Vale registrar que depois que saí do Correio, já nos anos 2000 a 2007 nas edições de domingo, o jornal começou a publicar o Correio Reporter, com grandes histórias da cultura local: museus, cinemas antigos, teatros, grandes atores, atrizes, escritores, bailarinos etc, além de dar grande ênfase nas questões de identidade negra e racial.



O Caderno de Cultura foi também o primeiro na cidade a publicar matérias de comportamento. Ou seja, pessoas simples mas que tinham uma marca forte na localidade como o vendedor de picolé da praia da Barra que era muito conhecido pela sua forma peculiar de vender o produto, cantando versos, ou mesmo uma senhora que morava nos Barris e tinha uma coleção valioso de bonecas (mais de 600). Como não conseguia ter filhos, essas bonecas eram tratadas como filha. A matéria teve boa repercussão e até virou capa de um dos LPs do grupo Chiclete com Banana. Também matéria das garotas de faziam toples na praia da Boca do Rio, os cantores iniciantes do subúrbio, as peças de teatro alternativos e toda voz que era invisível, mas tinha força na comunidade teve espaço no jornal.
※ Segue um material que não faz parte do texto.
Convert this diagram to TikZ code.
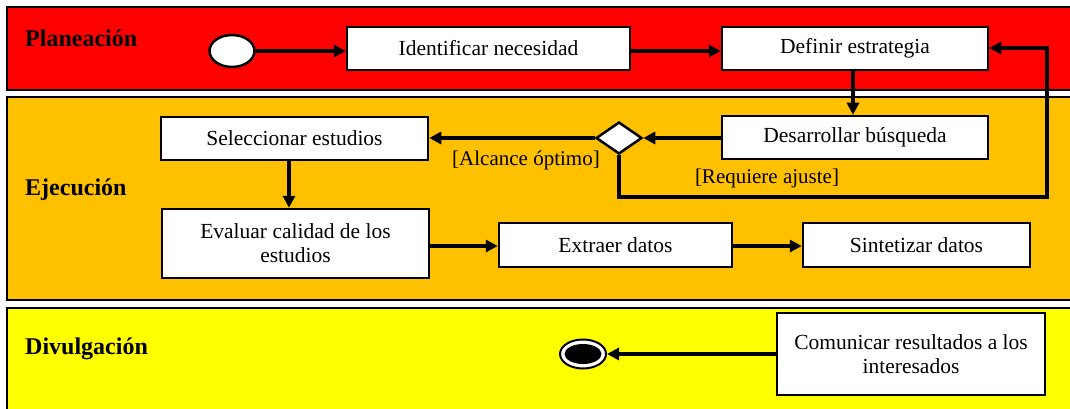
\documentclass[tikz,border=0pt]{standalone}
\usepackage{fontspec}
\setmainfont{Liberation Serif}
\usetikzlibrary{shapes.geometric,arrows.meta}
\definecolor{lanered}{HTML}{FF0000}
\definecolor{laneorange}{HTML}{FFC000}
\definecolor{laneyellow}{HTML}{FFFF00}
\begin{document}
\begin{tikzpicture}[x=1pt,y=-1pt,
  lane/.style={draw=black,line width=2.5pt},
  act/.style={draw=black,fill=white,line width=2.5pt,minimum width=#1,minimum height=43pt,inner sep=0pt,align=center,font=\fontsize{21.5}{24}\selectfont},
  act/.default=266pt,
  flow/.style={line width=3.2pt,-{Triangle[length=12pt,width=12pt]}},
  lanelabel/.style={anchor=west,font=\fontsize{24}{27}\selectfont\bfseries,inner sep=0pt},
  guard/.style={font=\fontsize{21}{24}\selectfont,inner sep=0pt}
]
\useasboundingbox (0,0) rectangle (1070,409);
\fill[white] (0,0) rectangle (1070,409);
% lanes
\draw[lane,fill=lanered] (7,7) rectangle (1080,90);
\draw[lane,fill=laneorange] (7,97) rectangle (1080,300);
\draw[lane,fill=laneyellow] (7,308) rectangle (1080,418);
\node[lanelabel] (lp) at (25,38) {Planeación};
\node[lanelabel] (le) at (25,190) {Ejecución};
\node[lanelabel] (ld) at (25,349) {Divulgación};
% nodes
\node[draw=black,fill=white,line width=2.5pt,ellipse,minimum width=45pt,minimum height=32pt,inner sep=0pt] (start) at (232,51) {};
\node[act=283pt] (ident) at (488.5,48.5) {Identificar necesidad};
\node[act] (defin) at (855,48.5) {Definir estrategia};
\node[act] (desar) at (855,137.5) {Desarrollar búsqueda};
\node[draw=black,fill=white,line width=2.5pt,diamond,minimum width=46pt,minimum height=32pt,inner sep=0pt] (dec) at (619,138) {};
\node[act=267pt] (selec) at (294.5,138.5) {Seleccionar estudios};
\node[act=267pt,minimum height=69pt] (evalu) at (295.5,243.5) {Evaluar calidad de los\\estudios};
\node[act=233pt,minimum height=44pt] (extra) at (615.5,245) {Extraer datos};
\node[act=227pt,minimum height=44pt] (sinte) at (916.5,245) {Sintetizar datos};
\node[act=268pt,minimum height=82pt] (comun) at (911,354) {Comunicar resultados a los\\interesados};
\node[draw=black,line width=2pt,fill=white,ellipse,minimum width=46pt,minimum height=29pt,inner sep=0pt] (endo) at (583,354) {};
\node[fill=black,ellipse,minimum width=37pt,minimum height=20pt,inner sep=0pt] (endi) at (583,354) {};
% coordinates
\coordinate (c1) at (619,197);
\coordinate (c2) at (1047,197);
\coordinate (c3) at (1047,48);
\coordinate (vx1) at (853,0);
\coordinate (vx2) at (289,0);
% flows
\draw[flow] (start.east) -- (ident.west |- start.east);
\draw[flow] (ident.east |- 0,51) -- (defin.west |- 0,51);
\draw[flow] (defin.south -| vx1) -- (desar.north -| vx1);
\draw[flow] (desar.west |- dec.east) -- (dec.east);
\draw[flow] (dec.west) -- (selec.east |- dec.west);
\draw[flow] (dec.south) -- (c1) -- (c2) -- (c3) -- (defin.east |- c3);
\draw[flow] (selec.south -| vx2) -- (evalu.north -| vx2);
\draw[flow] (evalu.east |- 0,246) -- (extra.west |- 0,246);
\draw[flow] (extra.east |- 0,246) -- (sinte.west |- 0,246);
\draw[flow] (comun.west |- endo) -- (endo.east);
% guards
\node[guard] (g1) at (526,160) {[Alcance óptimo]};
\node[guard] (g2) at (767,178) {[Requiere ajuste]};
\end{tikzpicture}
\end{document}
Na época o editor do caderno não poderia assinar as matérias, mesmo que escrevesse. Então, além de publicar matérias especiais (como comemorar 30 ou 40 anos de algum personagem de HQ, Pasquim, etc), escrevia colunas de literatura, música e quadrinhos. Em 1980 publiquei a coluna diária, “Cronologia das HQs”. É bom lembrar que na época o CBa foi o primeiro do Nordeste a registrar fatos cronológicos dos quadrinhos no Brasil, EUA e Europa desde o século XVIII até o século XX.   
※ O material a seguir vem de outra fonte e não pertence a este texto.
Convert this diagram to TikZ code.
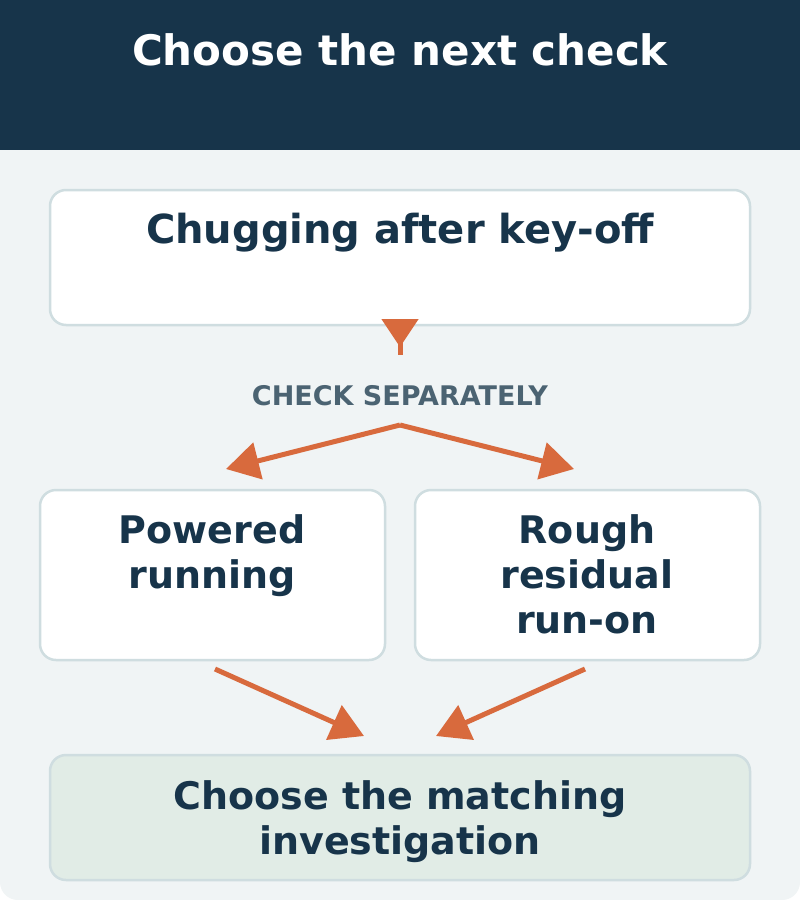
\documentclass[tikz,border=0pt]{standalone}
\usepackage{fontspec}
\setmainfont{DejaVu Sans}
\usetikzlibrary{arrows.meta}
\definecolor{navy}{HTML}{17344A}
\definecolor{bgc}{HTML}{F0F4F5}
\definecolor{bord}{HTML}{CFDDE0}
\definecolor{orng}{HTML}{D86A3D}
\definecolor{greenf}{HTML}{E1ECE6}
\definecolor{slate}{HTML}{4B6372}
\begin{document}
\begin{tikzpicture}[x=1pt,y=-1pt,
 box/.style={draw=bord, line width=2.5pt, fill=white, rounded corners=16pt, inner sep=0pt},
 lbl/.style={font=\fontsize{38}{45}\selectfont\bfseries, text=navy, align=center, anchor=base, inner sep=0pt},
 stemline/.style={draw=orng, line width=5pt},
 conn/.style={draw=orng, line width=5pt, -{Triangle[length=33pt,width=37pt]}},
]
\useasboundingbox (0,0) rectangle (800,900);
\fill[white] (0,0) rectangle (800,900);
\fill[bgc, rounded corners=18pt] (0,100) -- (0,900) -- (800,900) -- (800,100) -- cycle;
\fill[navy] (0,0) rectangle (800,150);
\node[lbl, text=white, font=\fontsize{42}{50}\selectfont\bfseries] (title) at (400,65) {Choose the next check};

\node[box, minimum width=700pt, minimum height=135pt] (b1) at (400,257.5) {};
\node[lbl, font=\fontsize{40}{45}\selectfont\bfseries] (t1) at (400,243) {Chugging after key-off};

\node[box, minimum width=345pt, minimum height=170pt] (p) at (212.5,575) {};
\node[lbl] (tp) at (212,588) {Powered\\running};
\node[box, minimum width=345pt, minimum height=170pt] (r) at (587.5,575) {};
\node[lbl] (tr) at (587,633) {Rough\\residual\\run-on};

\node[box, fill=greenf, minimum width=700pt, minimum height=125pt] (m) at (400,817.5) {};
\node[lbl] (tm) at (400,854) {Choose the matching\\investigation};

\node[font=\fontsize{27}{30}\selectfont\bfseries, text=slate, anchor=base, inner sep=0pt] (cs) at (400,405) {CHECK SEPARATELY};

\coordinate (tip1) at (400,347);
\coordinate (stem1) at (400,355);
\draw[stemline] (b1.south) -- (stem1);
\draw[conn, -{Triangle[length=28pt,width=36pt]}] ([yshift=6pt]b1.south) -- (tip1);

\coordinate (split) at (400,425);
\coordinate (lt) at (226,469);
\coordinate (rt) at (574,469);
\draw[conn] (split) -- (lt);
\draw[conn] (split) -- (rt);

\coordinate (ls) at (215,669);
\coordinate (le) at (364,736);
\coordinate (rs) at (585,669);
\coordinate (re) at (436,736);
\draw[conn] (ls) -- (le);
\draw[conn] (rs) -- (re);
\end{tikzpicture}
\end{document}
Na época do Carnaval conseguir publicar trechos de músicas carnavalescas que mais fizeram sucesso. “Cante conosco os anos de folia” registrou de 1852: “E viva o Zé Pereira” até 1984: “Eu quero um banho de cheiro na Bahia”. Sucesso que resolvi décadas depois registrar no meu  blog: http://blogdogutemberg.blogspot.com/2007/02/cante-conosco-os-anos-de-folia-1.html



Além disso, todas as segundas tínhamos uma página inteira para mostrar o que iria acontecer na semana na área cultural da cidade (cinema, teatro, música, literatura, artes plásticas etc) e na sexta outras páginas para os acontecimentos do fim de semana. Eram edições que tinham vendagem certa. O público leitor se acostumou a ter todos os momentos culturais da localidade naqueles dois dias da semana. Fazíamos também grandes debates com os artistas para discutir entraves, saídas, soluções e alternativas da cultura no Estado. Na época tinha todos os contatos com agencias cinematográficas, empresários, programadores, artistas plásticos, músicos, atores e atrizes, cineastas etc. Isso facilitava muito o desenvolvimento das pautas culturais que tinha que produzir com editor do caderno.
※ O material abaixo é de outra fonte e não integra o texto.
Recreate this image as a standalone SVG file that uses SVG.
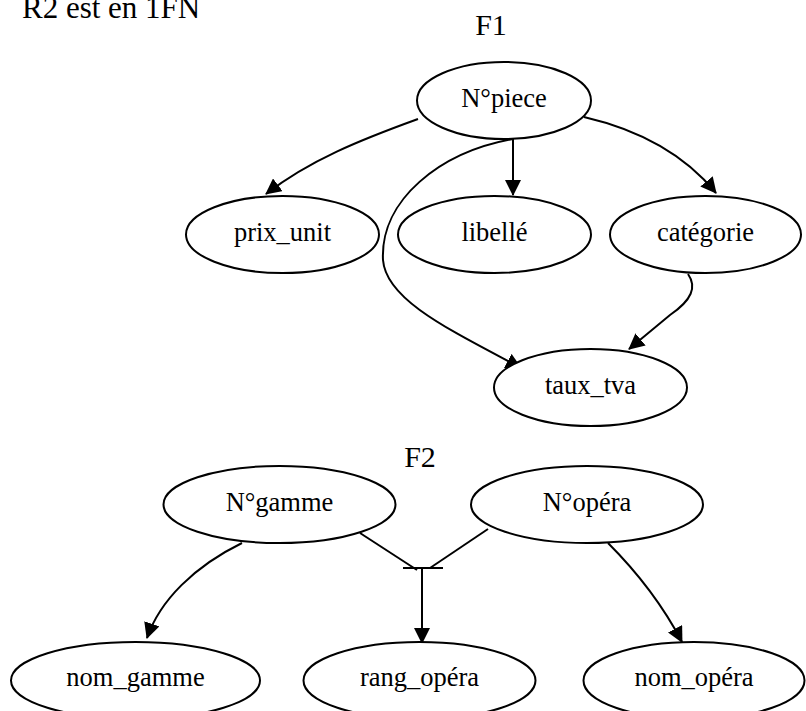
<svg xmlns="http://www.w3.org/2000/svg" width="806" height="711" viewBox="0 0 806 711">
<style>
  .n ellipse { fill: #fff; stroke: #000; stroke-width: 2; }
  .n text, .lbl { font-family: "Liberation Serif", "Times New Roman", serif; fill: #000; text-anchor: middle; }
  .n text { font-size: 26.5px; }
  .lbl { font-size: 30px; }
  #edges path, #edges line { fill: none; stroke: #000; stroke-width: 2; }
  #edges .a { marker-end: url(#arr); }
</style>
<defs>
  <marker id="arr" markerUnits="userSpaceOnUse" markerWidth="16" markerHeight="16" refX="15" refY="8" orient="auto" viewBox="0 0 16 16">
    <path d="M0,0 L16,8 L0,16 z" fill="#000"/>
  </marker>
</defs>
<rect width="806" height="711" fill="#fff"/>
<text x="22" y="18" style="font-family:'Liberation Serif','Times New Roman',serif;font-size:31px;fill:#000">R2 est en 1FN</text>
<text class="lbl" x="491" y="35">F1</text>
<text class="lbl" x="420" y="467">F2</text>

<g id="edges">
  <path class="a" d="M418,119 C360,140 310,160 266,194"/>
  <line class="a" x1="513" y1="139" x2="513" y2="195"/>
  <path class="a" d="M584,117 C640,130 685,155 716,193"/>
  <path class="a" d="M513,139 C440,152 380,200 383,260 C386,300 450,330 521,368"/>
  <path class="a" d="M688,274 C697,287 692,300 670,315 L629,349"/>
  <path class="a" d="M242,543 C195,566 160,600 147,638"/>
  <line x1="360" y1="533" x2="417" y2="570"/>
  <line x1="488" y1="529" x2="430" y2="568"/>
  <line x1="403" y1="568" x2="443" y2="568"/>
  <line class="a" x1="422" y1="568" x2="422" y2="643"/>
  <path class="a" d="M608,543 C630,565 660,600 682,642"/>
</g>

<g id="n_piece" class="n"><ellipse cx="504" cy="100.5" rx="87" ry="38.5"/><text x="504" y="107">N°piece</text></g>
<g id="n_prix" class="n"><ellipse cx="282.5" cy="234.5" rx="96.5" ry="38.5"/><text x="282.5" y="241">prix_unit</text></g>
<g id="n_libelle" class="n"><ellipse cx="494.5" cy="234.5" rx="96.5" ry="38.5"/><text x="494.5" y="241">libellé</text></g>
<g id="n_categorie" class="n"><ellipse cx="705.5" cy="234.5" rx="95.5" ry="38.5"/><text x="705.5" y="241">catégorie</text></g>
<g id="n_tva" class="n"><ellipse cx="590.5" cy="387.5" rx="96.5" ry="38.5"/><text x="590.5" y="394">taux_tva</text></g>
<g id="n_gamme" class="n"><ellipse cx="279.5" cy="504.5" rx="116" ry="38.5"/><text x="279.5" y="511">N°gamme</text></g>
<g id="n_opera" class="n"><ellipse cx="587" cy="504.5" rx="116" ry="38.5"/><text x="587" y="511">N°opéra</text></g>
<g id="n_nomgamme" class="n"><ellipse cx="135.5" cy="680.5" rx="124.5" ry="38.5"/><text x="135.5" y="686">nom_gamme</text></g>
<g id="n_rang" class="n"><ellipse cx="419.5" cy="680.5" rx="116" ry="38.5"/><text x="419.5" y="686">rang_opéra</text></g>
<g id="n_nomopera" class="n"><ellipse cx="694" cy="680.5" rx="110.5" ry="38.5"/><text x="694" y="686">nom_opéra</text></g>
</svg>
A imprensa baiana sempre deu espaço para a cultura, importante segmento que interessa ao público leitor. Mas só a partir da década de 80 com o surgimento do Correio da Bahia que a cultura local teve mais visibilidade. Já que as ações de cultura não são noticiadas na condição de agentes transformadores da condição de indivíduos, esta nossa sociedade em sentido mais amplo por sua vez não tem conhecimento de que elas existem. Apenas os indivíduos que são beneficiados diretamente têm a condição de percebê-las, pois, a imprensa convencional ainda é a fala autorizada comum e principal fonte de informações para o conjunto da maioria das pessoas.




A imprensa, por se tratar de um produto do mundo moderno e por fazer parte de um sistema complexo de mercado, a transformação social através da cultura pode lhe passar despercebida ou desinteressante. A imprensa baiana sempre deu destaque aos grandes artistas, mas o que dizer da nova geração que surgia naquela época cuja efervescência era o axe music, o teatro alternativo e debochado, o cinema free, as artes plásticas que revolucionavam com nomes como Cesar Romero, Justino Marinho e tantos outros, a literatura marginal, a poesia rebelde dos novos e dos poetas da praça, as artes gráficas que ressurgia com força com a presença de um clube de quadrinhos que reforçava os artistas baianos, os grafites, e toda uma arte transformadora. Começando a perder o medo de ser negra, a Bahia atravessou a década no passo do Ilê Ayê e do Olodum, que ocuparam as ruas num rito de contagiante liberdade.



Vale destacar que Setúbal foi o principal chargista do jornal. Um equívoco de Cadena: o nome completo de Setúbal é Paulo Henrique Setúbal (e não Paulo Roberto). Na reforma editorial o Correio deixou de publicar a charge diária (1990), e a partir de 1992 passou a contar apenas com ilustradores: Carlos Simas, Caó, Rezende e Daniel. Na década seguinte, Franklin Mendes, Juha Vasku, Flávio Luiz e Wilton Bernardo.